:: CHALLENGE ::
Please print exactly the lines below, from the start of the material up to and including the line with "node_xy = [(532, 36), (162, 380), (922, 380)]", but none of the pictures.

======== GIVEN DATA

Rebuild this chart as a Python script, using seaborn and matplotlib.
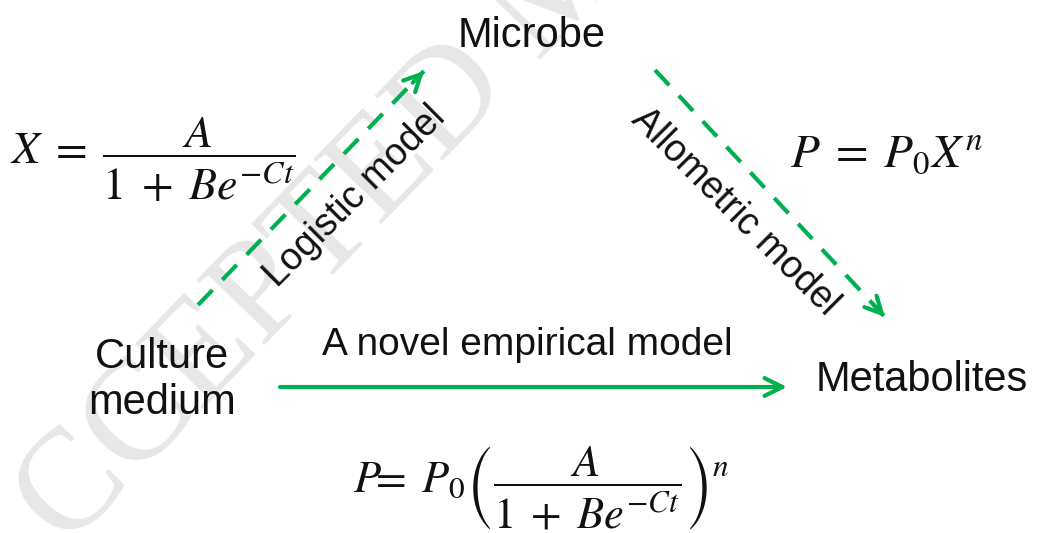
import matplotlib.pyplot as plt
import seaborn as sns

sns.set_theme(style="white")
plt.rcParams["font.family"] = ["Liberation Sans", "DejaVu Sans"]
plt.rcParams["mathtext.fontset"] = "stix"

GREEN = "#00b050"

# nodes of the diagram (pixel coords, y down)
node_names = ["Microbe", "Culture\nmedium", "Metabolites"]
node_xy = [(532, 36), (162, 380), (922, 380)]

# model arrows: start, end, label, label position, label angle, dashed
arrow_starts = [(198, 305), (655, 70), (280, 387)]
arrow_ends = [(424, 71), (885, 317), (787, 387)]
arrow_labels = ["Logistic model", "Allometric model", "A novel empirical model"]
label_xy = [(355, 197), (735, 212), (527, 345)]
label_rot = [45, -45, 0]
label_size = [27, 27, 28]
arrow_dashed = [True, True, False]

# equations
eq_texts = [
    r"$X\;=\;\dfrac{A}{1\;+\;Be^{-Ct}}$",
    r"$P\;=\;P_0X^n$",
    r"$P\!\!=\;P_0\left(\dfrac{A}{1\;+\;Be^{-Ct}}\right)^n$",
]
eq_xy = [(10, 160), (790, 155), (353, 488)]
eq_size = [33, 34, 32]

fig = plt.figure(figsize=(10.38, 5.33), dpi=100)
ax = fig.add_axes([0, 0, 1, 1])
ax.set_xlim(0, 1038)
ax.set_ylim(533, 0)
ax.axis("off")

# faint watermark
ax.text(565, -15, "ACCEPTED MANUSCRIPT", family="Liberation Serif", fontsize=104,
        color="#e7e7e7", rotation=46, ha="center", va="center",
        rotation_mode="anchor", zorder=0)

for name, (x, y) in zip(node_names, node_xy):
    ax.text(x, y, name, fontsize=30, ha="center", va="center",
            linespacing=1.2, color="#111111", zorder=3)

for s, e, lab, lxy, rot, fs, dashed in zip(arrow_starts, arrow_ends, arrow_labels,
                                            label_xy, label_rot, label_size,
                                            arrow_dashed):
    if dashed:
        ax.plot([s[0], e[0]], [s[1], e[1]], color=GREEN, lw=3,
                dashes=(5.0, 3.4), solid_capstyle="butt", zorder=2)
        dx, dy = e[0] - s[0], e[1] - s[1]
        ax.annotate("", xy=e, xytext=(e[0] - dx * 0.05, e[1] - dy * 0.05),
                    arrowprops=dict(arrowstyle="->", color=GREEN, lw=3,
                                    mutation_scale=30, shrinkA=0, shrinkB=0),
                    zorder=2)
    else:
        ax.annotate("", xy=e, xytext=s,
                    arrowprops=dict(arrowstyle="->", color=GREEN, lw=3,
                                    mutation_scale=32, shrinkA=0, shrinkB=0),
                    zorder=2)
    ax.text(lxy[0], lxy[1], lab, fontsize=fs, rotation=rot,
            ha="center", va="center", rotation_mode="anchor",
            color="#111111", zorder=3)

for t, (x, y), fs in zip(eq_texts, eq_xy, eq_size):
    ax.text(x, y, t, fontsize=fs, ha="left", va="center", color="#111111",
            zorder=3)

fig.savefig("out.png", dpi=100)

================

:: OUTPUT OF THE TASK ::
Rebuild this chart as a Python script, using seaborn and matplotlib.
import matplotlib.pyplot as plt
import seaborn as sns

sns.set_theme(style="white")
plt.rcParams["font.family"] = ["Liberation Sans", "DejaVu Sans"]
plt.rcParams["mathtext.fontset"] = "stix"

GREEN = "#00b050"

# nodes of the diagram (pixel coords, y down)
node_names = ["Microbe", "Culture\nmedium", "Metabolites"]
node_xy = [(532, 36), (162, 380), (922, 380)]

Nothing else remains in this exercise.